— begin Given entries —

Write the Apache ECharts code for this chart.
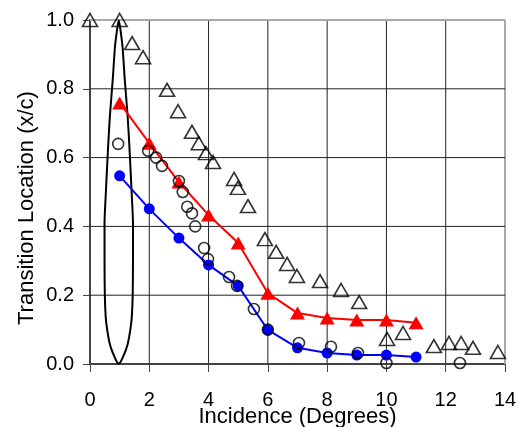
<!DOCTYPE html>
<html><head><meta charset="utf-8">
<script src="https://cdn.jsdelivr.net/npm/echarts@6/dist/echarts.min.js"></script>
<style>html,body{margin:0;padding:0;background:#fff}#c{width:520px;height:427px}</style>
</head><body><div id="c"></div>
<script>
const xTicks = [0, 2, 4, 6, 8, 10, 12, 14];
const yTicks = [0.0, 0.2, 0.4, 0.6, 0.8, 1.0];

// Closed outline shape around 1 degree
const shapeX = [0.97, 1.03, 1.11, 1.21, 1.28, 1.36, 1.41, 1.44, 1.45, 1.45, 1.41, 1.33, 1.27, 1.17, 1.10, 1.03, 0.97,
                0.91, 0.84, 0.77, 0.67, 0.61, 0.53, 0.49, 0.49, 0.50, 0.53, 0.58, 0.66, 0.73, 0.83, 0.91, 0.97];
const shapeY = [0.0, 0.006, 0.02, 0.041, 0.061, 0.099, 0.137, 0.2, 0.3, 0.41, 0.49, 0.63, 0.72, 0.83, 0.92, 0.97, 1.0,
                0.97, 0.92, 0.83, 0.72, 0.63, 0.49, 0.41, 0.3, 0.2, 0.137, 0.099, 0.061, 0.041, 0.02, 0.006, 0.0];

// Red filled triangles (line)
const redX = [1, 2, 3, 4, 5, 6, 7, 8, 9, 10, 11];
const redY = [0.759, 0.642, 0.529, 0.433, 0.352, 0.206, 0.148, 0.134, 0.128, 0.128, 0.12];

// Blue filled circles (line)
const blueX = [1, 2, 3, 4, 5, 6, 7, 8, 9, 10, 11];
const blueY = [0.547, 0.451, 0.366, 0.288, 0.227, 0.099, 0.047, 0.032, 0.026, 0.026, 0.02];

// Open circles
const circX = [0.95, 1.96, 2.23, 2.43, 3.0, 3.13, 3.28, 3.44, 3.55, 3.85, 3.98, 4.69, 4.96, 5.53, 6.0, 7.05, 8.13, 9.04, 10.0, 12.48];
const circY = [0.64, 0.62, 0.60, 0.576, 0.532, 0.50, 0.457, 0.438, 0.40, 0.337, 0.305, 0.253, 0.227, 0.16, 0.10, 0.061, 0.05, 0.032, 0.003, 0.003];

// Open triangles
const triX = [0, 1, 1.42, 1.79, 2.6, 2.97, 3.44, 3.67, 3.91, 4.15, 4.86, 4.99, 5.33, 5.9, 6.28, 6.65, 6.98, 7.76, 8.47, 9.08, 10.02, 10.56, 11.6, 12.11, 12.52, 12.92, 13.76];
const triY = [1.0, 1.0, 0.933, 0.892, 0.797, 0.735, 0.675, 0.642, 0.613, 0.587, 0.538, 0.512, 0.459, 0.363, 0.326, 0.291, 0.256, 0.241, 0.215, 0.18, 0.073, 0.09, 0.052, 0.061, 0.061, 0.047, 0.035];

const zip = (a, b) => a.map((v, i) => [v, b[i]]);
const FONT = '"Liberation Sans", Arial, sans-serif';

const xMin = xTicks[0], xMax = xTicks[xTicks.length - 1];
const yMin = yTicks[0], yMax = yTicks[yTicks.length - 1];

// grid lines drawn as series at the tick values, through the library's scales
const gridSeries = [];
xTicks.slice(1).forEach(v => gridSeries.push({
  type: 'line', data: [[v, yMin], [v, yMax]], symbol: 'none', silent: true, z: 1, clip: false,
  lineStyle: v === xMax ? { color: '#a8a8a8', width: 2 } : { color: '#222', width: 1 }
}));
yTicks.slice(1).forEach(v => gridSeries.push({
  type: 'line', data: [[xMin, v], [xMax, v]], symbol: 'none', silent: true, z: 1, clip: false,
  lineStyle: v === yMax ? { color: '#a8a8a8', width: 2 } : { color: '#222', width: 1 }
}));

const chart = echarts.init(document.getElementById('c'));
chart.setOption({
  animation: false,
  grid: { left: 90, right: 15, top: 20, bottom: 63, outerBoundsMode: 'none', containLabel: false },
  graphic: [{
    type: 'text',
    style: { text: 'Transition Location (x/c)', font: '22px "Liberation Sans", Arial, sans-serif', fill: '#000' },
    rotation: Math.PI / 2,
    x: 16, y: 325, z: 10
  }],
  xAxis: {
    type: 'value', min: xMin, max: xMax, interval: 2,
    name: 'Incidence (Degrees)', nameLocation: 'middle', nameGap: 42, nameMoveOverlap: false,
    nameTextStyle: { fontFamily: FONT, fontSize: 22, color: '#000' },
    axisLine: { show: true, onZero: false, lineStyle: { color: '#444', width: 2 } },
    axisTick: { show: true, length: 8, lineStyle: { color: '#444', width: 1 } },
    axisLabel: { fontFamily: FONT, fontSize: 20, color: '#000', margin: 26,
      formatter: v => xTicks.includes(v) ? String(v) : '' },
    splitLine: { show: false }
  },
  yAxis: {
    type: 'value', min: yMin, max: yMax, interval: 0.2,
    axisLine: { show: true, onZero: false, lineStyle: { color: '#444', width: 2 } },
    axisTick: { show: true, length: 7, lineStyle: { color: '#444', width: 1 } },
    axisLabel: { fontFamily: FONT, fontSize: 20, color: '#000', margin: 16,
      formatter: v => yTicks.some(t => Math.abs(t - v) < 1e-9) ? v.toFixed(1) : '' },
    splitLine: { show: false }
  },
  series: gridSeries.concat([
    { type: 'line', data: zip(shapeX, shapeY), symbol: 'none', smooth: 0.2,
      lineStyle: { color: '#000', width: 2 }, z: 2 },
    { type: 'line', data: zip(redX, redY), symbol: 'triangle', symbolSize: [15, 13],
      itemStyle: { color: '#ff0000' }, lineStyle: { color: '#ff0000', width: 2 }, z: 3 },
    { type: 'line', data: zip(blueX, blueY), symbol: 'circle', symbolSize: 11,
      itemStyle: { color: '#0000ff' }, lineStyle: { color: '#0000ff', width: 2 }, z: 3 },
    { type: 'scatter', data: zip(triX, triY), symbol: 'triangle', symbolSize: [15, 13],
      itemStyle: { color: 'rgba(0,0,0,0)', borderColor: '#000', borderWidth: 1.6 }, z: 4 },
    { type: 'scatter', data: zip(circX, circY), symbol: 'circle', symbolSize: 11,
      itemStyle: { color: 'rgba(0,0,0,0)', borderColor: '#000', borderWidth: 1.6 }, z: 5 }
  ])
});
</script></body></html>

— end Given entries —
— begin Given entries —

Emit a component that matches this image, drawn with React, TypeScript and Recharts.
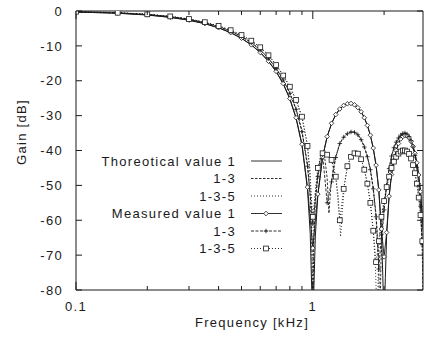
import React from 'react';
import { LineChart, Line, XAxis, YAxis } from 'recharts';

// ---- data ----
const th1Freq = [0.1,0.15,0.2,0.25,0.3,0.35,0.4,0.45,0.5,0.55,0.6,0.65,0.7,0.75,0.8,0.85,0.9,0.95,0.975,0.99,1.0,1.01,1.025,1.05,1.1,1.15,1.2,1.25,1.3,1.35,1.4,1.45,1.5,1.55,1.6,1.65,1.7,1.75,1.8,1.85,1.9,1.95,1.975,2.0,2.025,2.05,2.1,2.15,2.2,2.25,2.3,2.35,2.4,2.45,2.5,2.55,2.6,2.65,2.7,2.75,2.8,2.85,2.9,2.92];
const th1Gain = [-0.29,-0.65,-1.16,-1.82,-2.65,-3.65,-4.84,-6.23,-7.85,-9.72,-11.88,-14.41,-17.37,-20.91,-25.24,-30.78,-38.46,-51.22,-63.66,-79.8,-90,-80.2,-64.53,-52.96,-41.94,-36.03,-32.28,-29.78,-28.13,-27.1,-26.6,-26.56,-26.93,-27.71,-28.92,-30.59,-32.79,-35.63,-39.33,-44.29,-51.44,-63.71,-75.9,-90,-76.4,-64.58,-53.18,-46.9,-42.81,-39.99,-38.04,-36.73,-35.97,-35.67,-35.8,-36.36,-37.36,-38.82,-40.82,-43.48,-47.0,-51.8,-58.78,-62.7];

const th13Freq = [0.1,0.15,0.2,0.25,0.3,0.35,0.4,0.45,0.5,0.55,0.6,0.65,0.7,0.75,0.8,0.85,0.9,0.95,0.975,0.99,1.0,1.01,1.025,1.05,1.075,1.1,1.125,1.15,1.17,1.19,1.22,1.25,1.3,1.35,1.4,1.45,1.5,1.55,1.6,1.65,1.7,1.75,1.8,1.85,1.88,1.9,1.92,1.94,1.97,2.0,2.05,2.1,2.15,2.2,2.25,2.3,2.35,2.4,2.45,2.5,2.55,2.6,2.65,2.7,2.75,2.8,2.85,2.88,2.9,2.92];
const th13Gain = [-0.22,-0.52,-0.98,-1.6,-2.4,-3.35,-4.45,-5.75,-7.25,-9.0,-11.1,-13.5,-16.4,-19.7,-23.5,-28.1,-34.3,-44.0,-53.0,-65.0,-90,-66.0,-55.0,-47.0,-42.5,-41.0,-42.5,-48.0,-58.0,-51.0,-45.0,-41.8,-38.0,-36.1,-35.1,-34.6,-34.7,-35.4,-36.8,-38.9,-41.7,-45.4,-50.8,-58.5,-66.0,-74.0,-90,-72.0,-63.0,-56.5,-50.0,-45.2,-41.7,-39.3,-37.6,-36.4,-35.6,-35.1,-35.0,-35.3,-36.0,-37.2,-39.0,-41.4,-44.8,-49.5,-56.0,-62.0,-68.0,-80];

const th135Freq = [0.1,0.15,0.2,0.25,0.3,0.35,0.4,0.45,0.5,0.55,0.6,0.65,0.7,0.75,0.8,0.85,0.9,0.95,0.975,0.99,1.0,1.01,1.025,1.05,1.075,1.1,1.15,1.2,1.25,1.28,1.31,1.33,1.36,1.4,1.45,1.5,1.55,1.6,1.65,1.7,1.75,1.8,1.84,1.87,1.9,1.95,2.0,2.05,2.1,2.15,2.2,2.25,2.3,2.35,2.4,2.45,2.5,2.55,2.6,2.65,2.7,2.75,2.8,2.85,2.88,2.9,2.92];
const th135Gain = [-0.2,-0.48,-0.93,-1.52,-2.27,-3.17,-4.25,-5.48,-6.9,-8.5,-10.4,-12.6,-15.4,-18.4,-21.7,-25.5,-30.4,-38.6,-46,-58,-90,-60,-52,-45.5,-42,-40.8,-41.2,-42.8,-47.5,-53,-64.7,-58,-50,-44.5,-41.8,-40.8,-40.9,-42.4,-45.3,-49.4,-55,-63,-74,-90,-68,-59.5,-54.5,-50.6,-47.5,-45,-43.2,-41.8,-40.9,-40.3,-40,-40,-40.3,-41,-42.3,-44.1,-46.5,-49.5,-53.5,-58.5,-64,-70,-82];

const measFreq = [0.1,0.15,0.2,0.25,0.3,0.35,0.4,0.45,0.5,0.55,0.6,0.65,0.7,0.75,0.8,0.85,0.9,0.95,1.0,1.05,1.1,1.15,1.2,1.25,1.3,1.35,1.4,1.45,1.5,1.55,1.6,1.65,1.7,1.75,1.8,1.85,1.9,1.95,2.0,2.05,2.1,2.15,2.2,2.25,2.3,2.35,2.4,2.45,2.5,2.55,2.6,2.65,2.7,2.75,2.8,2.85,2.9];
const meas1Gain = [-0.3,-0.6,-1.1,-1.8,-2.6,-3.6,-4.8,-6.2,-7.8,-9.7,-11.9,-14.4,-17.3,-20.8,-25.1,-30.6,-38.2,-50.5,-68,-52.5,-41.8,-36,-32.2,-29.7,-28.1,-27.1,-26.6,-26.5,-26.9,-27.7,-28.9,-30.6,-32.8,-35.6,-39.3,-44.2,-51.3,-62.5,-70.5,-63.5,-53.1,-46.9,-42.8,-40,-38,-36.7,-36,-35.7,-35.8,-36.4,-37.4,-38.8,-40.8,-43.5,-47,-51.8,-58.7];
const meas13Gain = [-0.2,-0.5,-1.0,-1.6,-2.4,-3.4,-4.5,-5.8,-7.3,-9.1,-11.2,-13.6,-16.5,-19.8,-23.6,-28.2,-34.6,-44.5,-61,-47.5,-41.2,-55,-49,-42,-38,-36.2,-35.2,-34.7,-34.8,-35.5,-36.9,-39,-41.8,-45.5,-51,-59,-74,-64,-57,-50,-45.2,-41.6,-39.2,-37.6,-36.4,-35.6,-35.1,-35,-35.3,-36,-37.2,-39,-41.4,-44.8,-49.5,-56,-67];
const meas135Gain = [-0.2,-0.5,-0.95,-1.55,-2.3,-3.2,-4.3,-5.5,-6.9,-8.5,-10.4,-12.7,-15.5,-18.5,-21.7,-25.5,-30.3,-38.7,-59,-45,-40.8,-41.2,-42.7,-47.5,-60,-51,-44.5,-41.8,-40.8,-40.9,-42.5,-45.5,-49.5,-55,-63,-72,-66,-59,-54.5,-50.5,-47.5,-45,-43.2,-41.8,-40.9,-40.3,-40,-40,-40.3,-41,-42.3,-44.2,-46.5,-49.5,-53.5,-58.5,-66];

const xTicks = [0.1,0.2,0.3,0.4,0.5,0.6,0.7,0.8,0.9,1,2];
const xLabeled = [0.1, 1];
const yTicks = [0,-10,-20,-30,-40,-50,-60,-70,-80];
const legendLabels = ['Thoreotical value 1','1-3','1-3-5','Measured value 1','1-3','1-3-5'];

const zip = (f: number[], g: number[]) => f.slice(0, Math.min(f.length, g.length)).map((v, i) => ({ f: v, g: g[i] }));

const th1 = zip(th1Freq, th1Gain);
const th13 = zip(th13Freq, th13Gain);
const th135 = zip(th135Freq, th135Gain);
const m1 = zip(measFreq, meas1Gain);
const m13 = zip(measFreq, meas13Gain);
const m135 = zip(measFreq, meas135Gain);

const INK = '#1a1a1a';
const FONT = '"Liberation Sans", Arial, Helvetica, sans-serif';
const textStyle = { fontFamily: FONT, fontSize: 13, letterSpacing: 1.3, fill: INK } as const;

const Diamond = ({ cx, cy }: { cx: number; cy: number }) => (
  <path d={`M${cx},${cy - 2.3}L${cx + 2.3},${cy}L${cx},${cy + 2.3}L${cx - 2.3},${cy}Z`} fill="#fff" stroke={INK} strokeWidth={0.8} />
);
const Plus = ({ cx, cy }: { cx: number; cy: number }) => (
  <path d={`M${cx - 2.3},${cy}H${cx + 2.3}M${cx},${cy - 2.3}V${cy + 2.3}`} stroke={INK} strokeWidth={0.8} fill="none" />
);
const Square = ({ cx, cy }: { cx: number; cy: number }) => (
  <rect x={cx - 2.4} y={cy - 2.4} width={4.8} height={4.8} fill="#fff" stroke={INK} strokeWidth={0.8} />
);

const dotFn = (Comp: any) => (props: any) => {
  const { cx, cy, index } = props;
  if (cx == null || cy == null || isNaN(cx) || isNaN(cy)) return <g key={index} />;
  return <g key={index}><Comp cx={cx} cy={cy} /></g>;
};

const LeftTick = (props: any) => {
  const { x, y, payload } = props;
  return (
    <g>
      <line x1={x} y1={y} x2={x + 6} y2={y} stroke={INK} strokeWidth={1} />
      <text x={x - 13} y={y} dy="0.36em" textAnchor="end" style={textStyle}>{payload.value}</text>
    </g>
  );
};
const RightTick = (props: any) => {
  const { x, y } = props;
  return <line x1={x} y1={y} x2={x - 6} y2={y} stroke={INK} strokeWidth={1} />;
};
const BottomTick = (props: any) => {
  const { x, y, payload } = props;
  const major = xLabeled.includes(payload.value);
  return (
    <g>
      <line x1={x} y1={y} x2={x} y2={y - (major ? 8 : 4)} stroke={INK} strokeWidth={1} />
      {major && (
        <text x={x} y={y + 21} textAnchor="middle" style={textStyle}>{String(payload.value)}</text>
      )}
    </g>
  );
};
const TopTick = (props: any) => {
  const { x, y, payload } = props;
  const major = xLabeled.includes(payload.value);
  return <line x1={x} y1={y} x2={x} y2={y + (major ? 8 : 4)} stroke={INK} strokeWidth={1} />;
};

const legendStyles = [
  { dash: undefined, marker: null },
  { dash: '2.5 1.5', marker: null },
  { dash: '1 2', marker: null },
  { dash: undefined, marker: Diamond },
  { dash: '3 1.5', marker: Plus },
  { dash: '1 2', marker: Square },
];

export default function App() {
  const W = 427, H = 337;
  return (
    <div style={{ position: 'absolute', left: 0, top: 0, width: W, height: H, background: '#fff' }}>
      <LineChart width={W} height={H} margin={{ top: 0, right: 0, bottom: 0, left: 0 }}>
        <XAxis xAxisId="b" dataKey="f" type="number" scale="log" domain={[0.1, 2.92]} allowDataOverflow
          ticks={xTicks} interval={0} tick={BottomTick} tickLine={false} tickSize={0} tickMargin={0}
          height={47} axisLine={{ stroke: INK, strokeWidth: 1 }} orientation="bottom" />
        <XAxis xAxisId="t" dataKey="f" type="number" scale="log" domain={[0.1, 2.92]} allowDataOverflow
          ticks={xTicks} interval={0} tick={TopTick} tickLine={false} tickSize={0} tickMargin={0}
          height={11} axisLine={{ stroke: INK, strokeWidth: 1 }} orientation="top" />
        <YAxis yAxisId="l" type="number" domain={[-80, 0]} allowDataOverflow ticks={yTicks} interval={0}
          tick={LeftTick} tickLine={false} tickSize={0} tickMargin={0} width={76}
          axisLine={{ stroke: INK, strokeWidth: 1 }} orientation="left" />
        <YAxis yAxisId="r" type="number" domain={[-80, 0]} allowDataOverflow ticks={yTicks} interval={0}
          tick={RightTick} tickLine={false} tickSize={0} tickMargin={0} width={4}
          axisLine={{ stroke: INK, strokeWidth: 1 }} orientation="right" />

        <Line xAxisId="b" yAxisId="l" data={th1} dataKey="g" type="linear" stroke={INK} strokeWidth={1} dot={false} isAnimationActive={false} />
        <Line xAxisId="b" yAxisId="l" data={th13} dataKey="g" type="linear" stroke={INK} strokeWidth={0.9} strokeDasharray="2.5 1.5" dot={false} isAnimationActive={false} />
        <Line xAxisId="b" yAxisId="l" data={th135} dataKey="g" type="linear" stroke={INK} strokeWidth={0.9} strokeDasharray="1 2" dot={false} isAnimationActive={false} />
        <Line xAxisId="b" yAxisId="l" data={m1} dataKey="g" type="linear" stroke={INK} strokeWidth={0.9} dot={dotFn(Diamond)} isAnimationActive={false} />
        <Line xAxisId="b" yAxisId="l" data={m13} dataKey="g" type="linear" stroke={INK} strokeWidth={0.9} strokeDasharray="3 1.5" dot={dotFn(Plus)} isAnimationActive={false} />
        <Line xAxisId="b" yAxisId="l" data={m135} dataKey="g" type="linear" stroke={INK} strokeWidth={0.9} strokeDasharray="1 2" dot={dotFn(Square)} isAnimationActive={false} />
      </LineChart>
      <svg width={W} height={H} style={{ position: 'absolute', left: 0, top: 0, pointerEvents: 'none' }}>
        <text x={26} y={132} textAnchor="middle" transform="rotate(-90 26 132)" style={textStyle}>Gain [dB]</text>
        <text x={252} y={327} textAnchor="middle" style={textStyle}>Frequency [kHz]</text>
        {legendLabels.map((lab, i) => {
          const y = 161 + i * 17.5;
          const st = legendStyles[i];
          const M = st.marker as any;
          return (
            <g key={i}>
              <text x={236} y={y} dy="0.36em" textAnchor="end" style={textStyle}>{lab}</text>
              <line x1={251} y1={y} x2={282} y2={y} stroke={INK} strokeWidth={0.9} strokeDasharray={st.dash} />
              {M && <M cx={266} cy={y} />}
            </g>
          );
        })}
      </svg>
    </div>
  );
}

— end Given entries —

● Prompt: From the line with "Write the Apache ECharts code for this chart." to the line with "0.026, 0.026, 0.02];", set down those lines word for word and only those, counting both ends. Pictures stay out of the copy.

● Task solution:
Write the Apache ECharts code for this chart.
<!DOCTYPE html>
<html><head><meta charset="utf-8">
<script src="https://cdn.jsdelivr.net/npm/echarts@6/dist/echarts.min.js"></script>
<style>html,body{margin:0;padding:0;background:#fff}#c{width:520px;height:427px}</style>
</head><body><div id="c"></div>
<script>
const xTicks = [0, 2, 4, 6, 8, 10, 12, 14];
const yTicks = [0.0, 0.2, 0.4, 0.6, 0.8, 1.0];

// Closed outline shape around 1 degree
const shapeX = [0.97, 1.03, 1.11, 1.21, 1.28, 1.36, 1.41, 1.44, 1.45, 1.45, 1.41, 1.33, 1.27, 1.17, 1.10, 1.03, 0.97,
                0.91, 0.84, 0.77, 0.67, 0.61, 0.53, 0.49, 0.49, 0.50, 0.53, 0.58, 0.66, 0.73, 0.83, 0.91, 0.97];
const shapeY = [0.0, 0.006, 0.02, 0.041, 0.061, 0.099, 0.137, 0.2, 0.3, 0.41, 0.49, 0.63, 0.72, 0.83, 0.92, 0.97, 1.0,
                0.97, 0.92, 0.83, 0.72, 0.63, 0.49, 0.41, 0.3, 0.2, 0.137, 0.099, 0.061, 0.041, 0.02, 0.006, 0.0];

// Red filled triangles (line)
const redX = [1, 2, 3, 4, 5, 6, 7, 8, 9, 10, 11];
const redY = [0.759, 0.642, 0.529, 0.433, 0.352, 0.206, 0.148, 0.134, 0.128, 0.128, 0.12];

// Blue filled circles (line)
const blueX = [1, 2, 3, 4, 5, 6, 7, 8, 9, 10, 11];
const blueY = [0.547, 0.451, 0.366, 0.288, 0.227, 0.099, 0.047, 0.032, 0.026, 0.026, 0.02];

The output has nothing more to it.